Salatin is thrilled that the summit may “get government regulators to appreciate some of the issues that surround local-food movements.”

One of those issues—which Salatin covers thoroughly in his latest book—is that food regulations are written for the big guys.

“Regulations that are written for large industrial, centralized outfits are often inappropriate, unnecessary and actually sometimes prejudicial toward local, transparent, direct farmer-to-consumer trade channels,” causing smaller farmers unnecessary obstacles to selling their products to a willing market, Salatin said. Those large-scale, industrial businesses are the antithesis of Salatin’s own sustainable methods of raising a variety of animals for meat and eggs, which requires little more than movable electric fencing for rotational grazing, and lots of planning, compared to the massive, stationary, concentrated animal-feeding operations, or CAFOs, that are the industry’s mainstay.

“I find it amazing that mainline agriculture is still running pell-mell toward concentrated animal-feeding operations,” Salatin said. His rotational-grazing technique utilizes electric fencing to regularly move grazing cows to new pasture.

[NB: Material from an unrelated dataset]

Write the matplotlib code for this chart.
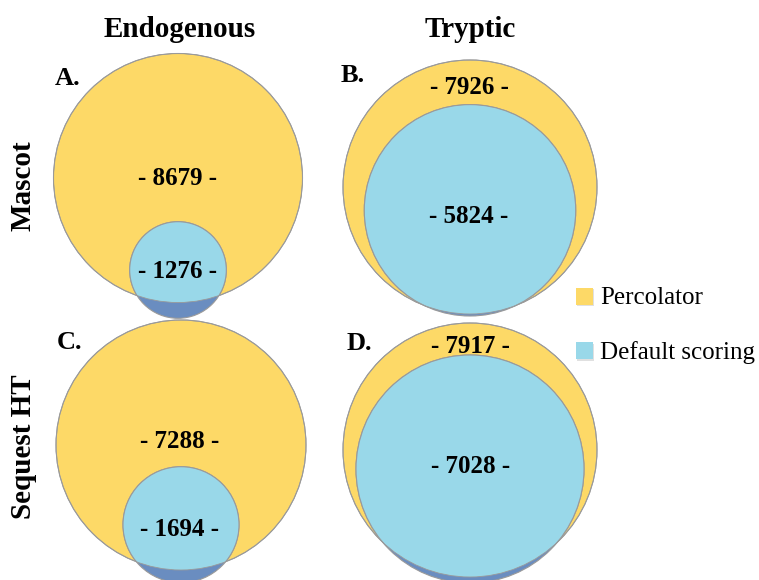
import numpy as np
import matplotlib
matplotlib.use("Agg")
import matplotlib.pyplot as plt
from matplotlib.patches import Circle, Rectangle

# ---- data ----
panel_letters = ["A.", "B.", "C.", "D."]
percolator_counts = [8679, 7926, 7288, 7917]
default_counts = [1276, 5824, 1694, 7028]
column_titles = ["Endogenous", "Tryptic"]
row_titles = ["Mascot", "Sequest HT"]
legend_labels = ["Percolator", "Default scoring"]

# ---- layout (pixel coords, y downward) ----
big_centers = [(178, 178), (470, 187), (181, 445), (470, 450)]
big_radius = [124.5, 127, 125, 127]
small_radius = [48.3, 105.7, 58, 114]
small_center_y = [270, 210.3, 524.7, 469]
perc_label_y = [185, 94, 448.3, 353.3]
def_label_y = [278.3, 222.7, 536, 473.3]
label_x = [177, 469, 179.5, 470.7]
letter_pos = [(55, 85), (341, 81.7), (56.7, 349.3), (346.7, 350)]
col_title_pos = [(180, 37), (470, 37)]
row_title_pos = [(31, 186), (31, 446.7)]

YELLOW = "#FDD967"
LBLUE = "#99D8E9"
DBLUE = "#6A8DC0"
EDGE = "#9A9A9A"
FONT = "Liberation Serif"

fig = plt.figure(figsize=(7.59, 5.80), dpi=100)
ax = fig.add_axes([0, 0, 1, 1])
ax.set_xlim(0, 759)
ax.set_ylim(580, 0)
ax.axis("off")

for i in range(4):
    cx, cy = big_centers[i]
    R = big_radius[i]
    r = small_radius[i]
    big = Circle((cx, cy), R, facecolor=YELLOW, edgecolor=EDGE, lw=0.8, zorder=1)
    ax.add_patch(big)
    dark = Circle((cx, small_center_y[i]), r, facecolor=DBLUE, edgecolor=EDGE, lw=0.8, zorder=2)
    ax.add_patch(dark)
    light = Circle((cx, small_center_y[i]), r, facecolor=LBLUE, edgecolor=EDGE, lw=0.8, zorder=3)
    ax.add_patch(light)
    clip = Circle((cx, cy), R, transform=ax.transData)
    light.set_clip_path(clip)
    ax.add_patch(Circle((cx, cy), R, facecolor="none", edgecolor=EDGE, lw=0.6, zorder=4))

    ax.text(label_x[i], perc_label_y[i], f"- {percolator_counts[i]} -", ha="center", va="baseline",
            fontsize=18, fontweight="bold", family=FONT, zorder=5)
    ax.text(label_x[i], def_label_y[i], f"- {default_counts[i]} -", ha="center", va="baseline",
            fontsize=18, fontweight="bold", family=FONT, zorder=5)
    lx, ly = letter_pos[i]
    ax.text(lx, ly, panel_letters[i], ha="left", va="baseline", fontsize=19,
            fontweight="bold", family=FONT, zorder=5)

for (x, y), t in zip(col_title_pos, column_titles):
    ax.text(x, y, t, ha="center", va="baseline", fontsize=21, fontweight="bold", family=FONT)
for (x, y), t in zip(row_title_pos, row_titles):
    ax.text(x, y, t, ha="center", va="baseline", rotation=90, rotation_mode="anchor",
            fontsize=21, fontweight="bold", family=FONT)

# legend
leg_y = [296, 350.5]
leg_colors = [YELLOW, LBLUE]
for y, c, lab in zip(leg_y, leg_colors, legend_labels):
    ax.add_patch(Rectangle((577, y - 8.5 + 1.5), 17, 17, facecolor="#cccccc", edgecolor="none", alpha=0.6))
    ax.add_patch(Rectangle((575.5, y - 8.5), 17, 17, facecolor=c, edgecolor="none"))
    ax.text(600, y + 8.5, lab, ha="left", va="baseline", fontsize=18, family=FONT)

fig.savefig("out.png", dpi=100)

Following those cows are the chickens, who pick larvae out of the cowpies, mimicking the egret-on-the-rhino’s-back symbiosis of nature. His website calls this “a symbiotic, multi-speciated synergistic relationship-dense production mode,” in typical long-winded, even silly-sounding Salatinese. But the methods are far from silly—they’ve been adopted by farmers across the country, and most notably they’re utilized by Chaffin Family Orchards, the co-sponsor of both Salatin events.

Salatin and his farm have been featured in Michael Pollan’s bestselling book, The Omnivore’s Dilemma, as well as in widely known “foodie” movies, Food, Inc., Farmageddon and FRESH.

Salatin is thrilled by what he calls “the local-food tsunami. … I feel like we’re on a surfboard riding this crest right now, and it’s kind of different to be all your life the ugly stepsister, and then wake up one morning, and suddenly you’re chic.”

But he recognizes that we have a long way to go. “What has become normal food in our culture right now is completely aberrant food. We’ve never had high-fructose corn syrup [HFCS]” he said. “We’ve never had food that wouldn’t mold on the table at room temperature.”

And what about lean finely textured beef (LFTB)—or “pink slime"—that’s been making headlines across the nation? “Well, it’s just more of the same. It’s a mish-mash of a fabricated slurry that we’ve never eaten before.”

“We eat sugar, we eat junk [and] unpronounceable food, and assume that the pharmacy’s going to take care of us,” said Salatin. “We have a much closer relationship with the latest belly-button piercings of Hollywood celebrities … than we have with what’s going to become flesh of our flesh and bone of our bone.”